日本ではこんなの説明するまでもないし、写真の仕組みが気になったこともないから大人たちに聞いた事もない。


「魔法じゃないですよ?私のいた世界では魔法と言うものは存在しない代わりに、化学と技術の発展が凄いんです」

「これが魔法ではないのか?」

「はい。私たちの世界の研究者や開発者や技術者が何度も何度も失敗し、製造し、競争し、それらを繰り返し、時代と共に変化させ発展させてるのです」

「素晴らしい人材がいるのだな」

「ほんと、凄い人たちのおかげで、便利で不自由なく生きてこられました」


異世界に来て改めて感じる、発明者、技術者、研究者の凄さ。日本に居る時は、なんにも考えずに使ってた。この世界で生きてくのなら、日本の普通が特別になるんだろう。


でも魔法と言うものが存在するのなら、それこそがチートそのものだ。魔法の理論や魔法式とか、何がどうなのか全く分からないし、理解できるなんて微塵も思わないけど、創造魔法とかあればイメージでどんどん作れたりしちゃったらそれこそ凄い事だ。


「話を元に戻しますね。それで……えっと、彼女を襲ってたのはこの男で、えっとなんて言ってたかな」


画面を彼らに見せながら、スキニーのポケットのボイスレコーダーを握り締めた。


「……これは」

「……知ってる人ですか?」

「教皇の息子ですね」

「そうだな」


殿下と眼鏡がのぞき込んで、目を細めた眼鏡はまるでゴミを見るかの如く冷えた視線で画面をみていた。

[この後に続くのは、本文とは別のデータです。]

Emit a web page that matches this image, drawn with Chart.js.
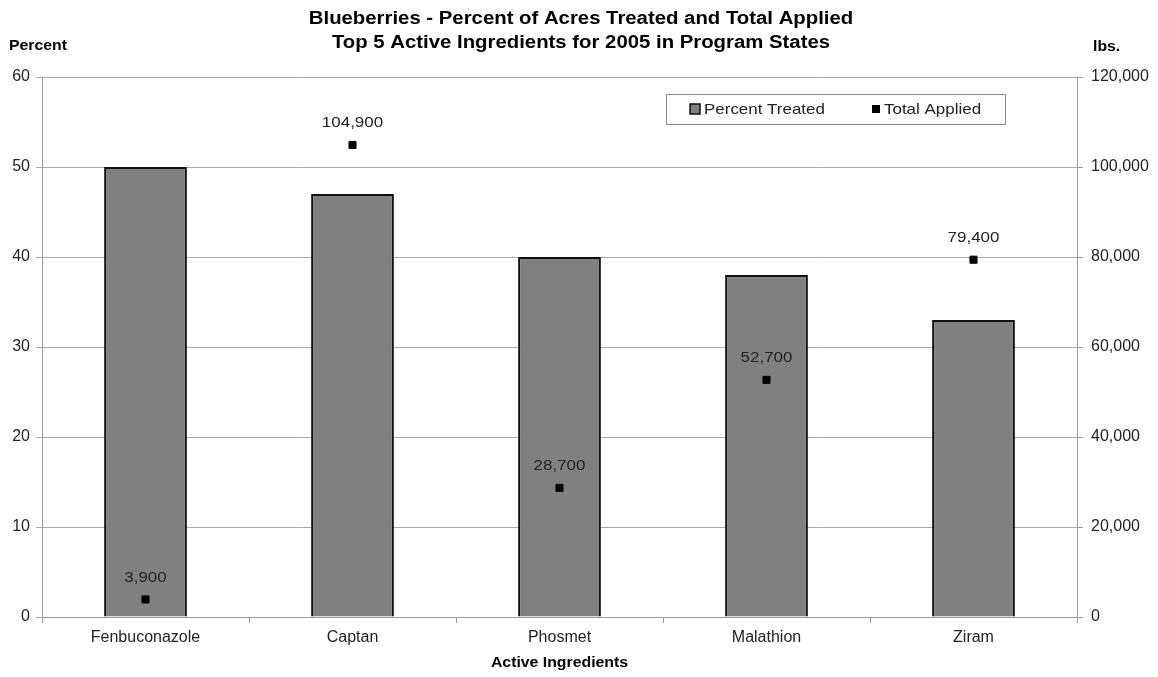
<!DOCTYPE html>
<html>
<head>
<meta charset="utf-8">
<script src="https://cdn.jsdelivr.net/npm/chart.js@4/dist/chart.umd.min.js"></script>
<style>
  body { margin: 0; background: #fff; }
  #wrap { width: 1158px; height: 677px; }
</style>
</head>
<body>
<div id="wrap"><canvas id="myChart" width="1158" height="677"></canvas></div>
<script>
// data
const ingredients = ['Fenbuconazole', 'Captan', 'Phosmet', 'Malathion', 'Ziram'];
const percentTreated = [50, 47, 40, 38, 33];
const totalApplied = [3900, 104900, 28700, 52700, 79400];
const titleLines = ['Blueberries - Percent of Acres Treated and Total Applied',
                    'Top 5 Active Ingredients for 2005 in Program States'];

const FONT = 'Liberation Sans, Arial, sans-serif';
const STRETCH = 1.13; // the original text is a bit wider than Arial

function wideText(c, text, x, y) {
  c.save();
  c.translate(x, y);
  c.scale(STRETCH, 1);
  c.fillText(text, 0, 0);
  c.restore();
}

// titles, point labels and the boxed legend inside the plot
const extras = {
  id: 'extras',
  afterDraw(chart) {
    const c = chart.ctx;
    const area = chart.chartArea;
    c.save();
    c.fillStyle = '#000';
    c.font = 'bold 18px ' + FONT;
    c.textAlign = 'center';
    c.textBaseline = 'middle';
    wideText(c, titleLines[0], 581, 19);
    wideText(c, titleLines[1], 581, 43);

    c.font = 'bold 14px ' + FONT;
    c.textAlign = 'left';
    wideText(c, 'Percent', 9, 46);
    wideText(c, 'lbs.', 1093, 47);
    c.textAlign = 'center';
    wideText(c, 'Active Ingredients', (area.left + area.right) / 2, 663);

    // values above the squares
    const meta = chart.getDatasetMeta(1);
    c.font = '15px ' + FONT;
    c.fillStyle = '#222';
    meta.data.forEach((pt, i) => {
      wideText(c, totalApplied[i].toLocaleString('en-US'), pt.x, pt.y - 22);
    });

    // legend
    const lx = 666, ly = 94, lw = 339, lh = 30;
    c.strokeStyle = '#888';
    c.lineWidth = 1;
    c.fillStyle = '#fff';
    c.fillRect(lx, ly, lw, lh);
    c.strokeRect(lx + 0.5, ly + 0.5, lw, lh);
    c.fillStyle = '#808080';
    c.fillRect(690, 104, 10, 10);
    c.strokeStyle = '#111';
    c.lineWidth = 1.5;
    c.strokeRect(690, 104, 10, 10);
    c.fillStyle = '#000';
    c.fillRect(872, 105, 8, 8);
    c.font = '15px ' + FONT;
    c.fillStyle = '#222';
    c.textAlign = 'left';
    wideText(c, chart.data.datasets[0].label, 704, 110);
    wideText(c, chart.data.datasets[1].label, 884, 110);
    c.restore();
  }
};

var ctx = document.getElementById('myChart').getContext('2d');

var myChart = new Chart(ctx, {
  type: 'bar',
  data: {
    labels: ingredients,
    datasets: [{
      label: 'Percent Treated',
      data: percentTreated,
      yAxisID: 'y',
      backgroundColor: '#808080',
      borderColor: '#111',
      borderWidth: 2,
      barPercentage: 0.4,
      categoryPercentage: 1,
      order: 2
    }, {
      type: 'line',
      label: 'Total Applied',
      data: totalApplied,
      yAxisID: 'y1',
      showLine: false,
      pointStyle: 'rect',
      pointRadius: 5,
      pointBackgroundColor: '#000',
      pointBorderColor: '#000',
      order: 1
    }]
  },
  options: {
    responsive: false,
    animation: false,
    layout: { padding: { top: 77, left: 0, right: 0, bottom: 0 } },
    plugins: {
      legend: { display: false },
      tooltip: { enabled: false }
    },
    scales: {
      x: {
        offset: true,
        grid: { drawOnChartArea: false, color: '#999', tickLength: 6 },
        border: { color: '#999' },
        ticks: { color: '#222', font: { family: FONT, size: 16 }, padding: 5 },
        afterFit: s => { s.height = 60; }
      },
      y: {
        position: 'left',
        min: 0, max: 60,
        ticks: { stepSize: 10, color: '#222', font: { family: FONT, size: 16 }, padding: 6 },
        grid: { color: '#aaa', tickLength: 6 },
        border: { color: '#999' },
        afterFit: s => { s.width = 42; }
      },
      y1: {
        position: 'right',
        min: 0, max: 120000,
        ticks: {
          stepSize: 20000, color: '#222', font: { family: FONT, size: 16 }, padding: 8,
          callback: v => v.toLocaleString('en-US')
        },
        grid: { drawOnChartArea: false, color: '#999', tickLength: 6 },
        border: { color: '#999' },
        afterFit: s => { s.width = 81; }
      }
    }
  },
  plugins: [extras]
});
</script>
</body>
</html>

……氷だ、この人から発せられる何かが酷く冷たく恐ろしい。


「……教皇……何教ですか?」

「ベルム教だ。我が国の国教だ」

「もしかして、ベルム教の教会では孤児院を運営してたりします?」

「あぁ、孤児院は教会管轄だな」

「なるほど」


あの男たちの言ってたことはそう言うことだったのか。